WHAT IS EXPECTED:
Leave out the pictures and set down exactly the lines from the start of the listing through the one with "solid transparent;border-right:5px solid", both included.
┌──
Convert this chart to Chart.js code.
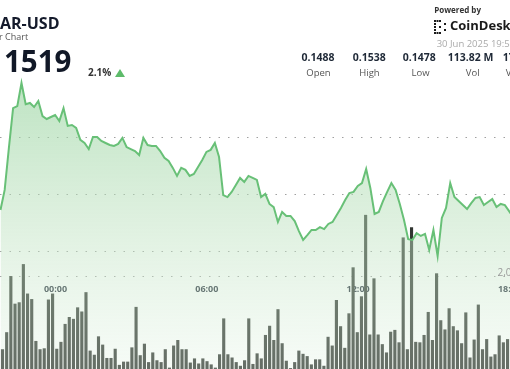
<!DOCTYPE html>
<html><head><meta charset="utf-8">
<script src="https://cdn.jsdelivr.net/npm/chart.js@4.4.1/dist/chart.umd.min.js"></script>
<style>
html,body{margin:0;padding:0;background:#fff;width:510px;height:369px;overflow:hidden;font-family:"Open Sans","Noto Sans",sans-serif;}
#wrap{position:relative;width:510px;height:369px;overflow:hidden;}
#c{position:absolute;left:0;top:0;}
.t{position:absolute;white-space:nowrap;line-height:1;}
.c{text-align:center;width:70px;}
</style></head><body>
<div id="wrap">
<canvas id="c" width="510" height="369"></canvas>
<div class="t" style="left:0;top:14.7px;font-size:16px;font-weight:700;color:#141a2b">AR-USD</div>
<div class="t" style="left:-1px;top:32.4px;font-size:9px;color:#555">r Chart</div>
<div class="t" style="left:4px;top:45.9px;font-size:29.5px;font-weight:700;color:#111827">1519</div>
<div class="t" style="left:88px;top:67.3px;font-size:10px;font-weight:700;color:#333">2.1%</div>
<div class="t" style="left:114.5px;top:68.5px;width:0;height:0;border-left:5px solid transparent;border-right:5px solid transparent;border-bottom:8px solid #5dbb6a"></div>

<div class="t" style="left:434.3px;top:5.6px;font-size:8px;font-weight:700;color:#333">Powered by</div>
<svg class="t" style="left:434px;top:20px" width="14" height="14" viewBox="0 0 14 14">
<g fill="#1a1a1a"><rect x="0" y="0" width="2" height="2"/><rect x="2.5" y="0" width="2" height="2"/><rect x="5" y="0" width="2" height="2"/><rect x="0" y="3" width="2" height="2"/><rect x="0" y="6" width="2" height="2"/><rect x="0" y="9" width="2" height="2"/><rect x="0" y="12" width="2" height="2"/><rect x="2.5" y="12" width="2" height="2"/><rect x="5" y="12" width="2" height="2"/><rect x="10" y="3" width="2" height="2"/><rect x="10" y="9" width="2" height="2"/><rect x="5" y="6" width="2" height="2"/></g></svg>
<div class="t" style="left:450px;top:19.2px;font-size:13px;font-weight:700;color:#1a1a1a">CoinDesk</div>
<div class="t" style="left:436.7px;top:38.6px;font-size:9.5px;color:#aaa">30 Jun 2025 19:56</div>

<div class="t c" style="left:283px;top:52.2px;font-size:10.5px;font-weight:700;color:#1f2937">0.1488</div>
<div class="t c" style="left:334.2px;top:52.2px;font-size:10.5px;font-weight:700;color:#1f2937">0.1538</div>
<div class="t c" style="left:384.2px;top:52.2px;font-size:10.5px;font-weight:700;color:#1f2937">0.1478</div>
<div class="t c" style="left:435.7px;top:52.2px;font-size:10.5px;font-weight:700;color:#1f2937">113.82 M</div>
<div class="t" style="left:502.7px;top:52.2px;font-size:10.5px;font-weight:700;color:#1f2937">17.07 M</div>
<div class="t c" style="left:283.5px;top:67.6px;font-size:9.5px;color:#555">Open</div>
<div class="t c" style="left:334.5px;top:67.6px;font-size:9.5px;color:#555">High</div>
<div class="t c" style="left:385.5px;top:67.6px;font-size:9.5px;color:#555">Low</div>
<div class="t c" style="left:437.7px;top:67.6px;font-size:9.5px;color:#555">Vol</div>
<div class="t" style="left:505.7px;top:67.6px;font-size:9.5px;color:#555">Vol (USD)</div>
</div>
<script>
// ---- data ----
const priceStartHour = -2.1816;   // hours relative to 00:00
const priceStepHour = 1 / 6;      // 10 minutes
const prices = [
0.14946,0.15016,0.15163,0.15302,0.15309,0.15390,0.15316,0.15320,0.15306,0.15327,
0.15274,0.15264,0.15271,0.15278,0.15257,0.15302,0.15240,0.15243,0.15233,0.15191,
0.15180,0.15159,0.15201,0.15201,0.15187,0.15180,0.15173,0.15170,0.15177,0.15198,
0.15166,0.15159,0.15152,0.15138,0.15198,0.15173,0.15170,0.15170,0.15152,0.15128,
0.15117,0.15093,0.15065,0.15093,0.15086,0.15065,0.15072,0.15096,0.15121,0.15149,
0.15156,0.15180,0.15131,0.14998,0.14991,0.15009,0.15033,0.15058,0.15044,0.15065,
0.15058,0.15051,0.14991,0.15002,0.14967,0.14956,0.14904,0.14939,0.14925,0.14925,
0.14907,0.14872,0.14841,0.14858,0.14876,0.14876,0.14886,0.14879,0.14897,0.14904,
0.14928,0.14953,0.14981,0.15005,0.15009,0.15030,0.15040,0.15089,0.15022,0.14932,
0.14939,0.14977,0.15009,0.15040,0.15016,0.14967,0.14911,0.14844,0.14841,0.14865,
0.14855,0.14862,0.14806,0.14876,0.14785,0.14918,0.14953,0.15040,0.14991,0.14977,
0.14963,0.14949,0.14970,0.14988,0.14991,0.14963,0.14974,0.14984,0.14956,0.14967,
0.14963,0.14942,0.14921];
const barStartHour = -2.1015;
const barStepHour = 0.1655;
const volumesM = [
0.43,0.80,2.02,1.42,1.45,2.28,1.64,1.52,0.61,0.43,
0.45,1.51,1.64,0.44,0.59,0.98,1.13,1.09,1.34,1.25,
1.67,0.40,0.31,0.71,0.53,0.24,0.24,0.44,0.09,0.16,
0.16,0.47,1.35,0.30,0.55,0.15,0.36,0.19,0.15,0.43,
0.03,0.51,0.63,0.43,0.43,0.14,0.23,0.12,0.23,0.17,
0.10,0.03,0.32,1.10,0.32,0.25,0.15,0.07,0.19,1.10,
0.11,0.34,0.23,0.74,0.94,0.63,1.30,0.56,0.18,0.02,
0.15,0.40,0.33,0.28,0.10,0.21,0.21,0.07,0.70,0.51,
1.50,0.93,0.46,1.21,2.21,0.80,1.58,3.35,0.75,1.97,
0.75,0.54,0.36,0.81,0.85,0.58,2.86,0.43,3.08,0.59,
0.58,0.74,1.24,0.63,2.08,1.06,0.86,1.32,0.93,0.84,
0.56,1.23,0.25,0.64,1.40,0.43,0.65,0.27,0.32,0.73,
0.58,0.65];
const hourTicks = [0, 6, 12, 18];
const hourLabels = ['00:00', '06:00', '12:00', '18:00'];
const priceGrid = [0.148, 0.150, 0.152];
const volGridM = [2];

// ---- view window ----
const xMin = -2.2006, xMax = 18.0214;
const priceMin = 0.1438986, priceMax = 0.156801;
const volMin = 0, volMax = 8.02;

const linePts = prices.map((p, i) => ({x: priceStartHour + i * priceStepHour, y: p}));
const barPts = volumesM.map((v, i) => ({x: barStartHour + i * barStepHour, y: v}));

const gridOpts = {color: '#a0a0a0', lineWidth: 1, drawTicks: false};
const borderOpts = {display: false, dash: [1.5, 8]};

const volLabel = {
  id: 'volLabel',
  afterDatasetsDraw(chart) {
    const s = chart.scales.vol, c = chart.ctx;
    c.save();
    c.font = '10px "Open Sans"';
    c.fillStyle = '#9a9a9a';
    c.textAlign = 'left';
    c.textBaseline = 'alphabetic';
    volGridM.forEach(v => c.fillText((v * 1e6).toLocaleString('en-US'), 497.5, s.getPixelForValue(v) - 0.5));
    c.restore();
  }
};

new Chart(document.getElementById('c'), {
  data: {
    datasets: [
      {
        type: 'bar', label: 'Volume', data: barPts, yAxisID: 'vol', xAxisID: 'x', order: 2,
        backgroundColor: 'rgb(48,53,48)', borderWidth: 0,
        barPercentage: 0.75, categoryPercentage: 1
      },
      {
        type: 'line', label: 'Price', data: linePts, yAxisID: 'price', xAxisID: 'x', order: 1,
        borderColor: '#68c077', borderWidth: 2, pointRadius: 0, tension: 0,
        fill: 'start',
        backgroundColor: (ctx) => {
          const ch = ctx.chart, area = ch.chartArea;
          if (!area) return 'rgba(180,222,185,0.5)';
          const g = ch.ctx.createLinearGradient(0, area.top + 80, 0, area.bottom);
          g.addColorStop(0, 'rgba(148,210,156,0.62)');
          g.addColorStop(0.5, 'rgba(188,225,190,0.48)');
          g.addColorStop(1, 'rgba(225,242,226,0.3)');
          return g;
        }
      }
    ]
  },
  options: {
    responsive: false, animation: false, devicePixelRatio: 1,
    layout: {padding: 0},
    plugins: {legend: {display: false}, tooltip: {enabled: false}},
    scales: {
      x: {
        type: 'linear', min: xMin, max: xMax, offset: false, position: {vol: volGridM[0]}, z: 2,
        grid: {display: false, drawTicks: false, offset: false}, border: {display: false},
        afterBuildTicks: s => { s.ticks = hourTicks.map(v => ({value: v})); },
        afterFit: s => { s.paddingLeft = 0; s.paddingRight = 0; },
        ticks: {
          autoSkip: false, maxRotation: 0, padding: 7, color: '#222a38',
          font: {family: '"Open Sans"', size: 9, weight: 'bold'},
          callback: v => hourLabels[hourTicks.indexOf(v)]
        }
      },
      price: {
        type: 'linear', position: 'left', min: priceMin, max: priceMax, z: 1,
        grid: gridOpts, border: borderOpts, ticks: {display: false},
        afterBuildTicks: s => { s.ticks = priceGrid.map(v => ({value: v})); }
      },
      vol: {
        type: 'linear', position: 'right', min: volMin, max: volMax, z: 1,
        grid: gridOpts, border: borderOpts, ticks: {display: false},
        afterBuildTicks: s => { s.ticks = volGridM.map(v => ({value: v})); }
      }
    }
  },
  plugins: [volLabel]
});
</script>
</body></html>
└──
RESULT:
Convert this chart to Chart.js code.
<!DOCTYPE html>
<html><head><meta charset="utf-8">
<script src="https://cdn.jsdelivr.net/npm/chart.js@4.4.1/dist/chart.umd.min.js"></script>
<style>
html,body{margin:0;padding:0;background:#fff;width:510px;height:369px;overflow:hidden;font-family:"Open Sans","Noto Sans",sans-serif;}
#wrap{position:relative;width:510px;height:369px;overflow:hidden;}
#c{position:absolute;left:0;top:0;}
.t{position:absolute;white-space:nowrap;line-height:1;}
.c{text-align:center;width:70px;}
</style></head><body>
<div id="wrap">
<canvas id="c" width="510" height="369"></canvas>
<div class="t" style="left:0;top:14.7px;font-size:16px;font-weight:700;color:#141a2b">AR-USD</div>
<div class="t" style="left:-1px;top:32.4px;font-size:9px;color:#555">r Chart</div>
<div class="t" style="left:4px;top:45.9px;font-size:29.5px;font-weight:700;color:#111827">1519</div>
<div class="t" style="left:88px;top:67.3px;font-size:10px;font-weight:700;color:#333">2.1%</div>
<div class="t" style="left:114.5px;top:68.5px;width:0;height:0;border-left:5px solid transparent;border-right:5px solid transparent;border-bottom:8px solid #5dbb6a"></div>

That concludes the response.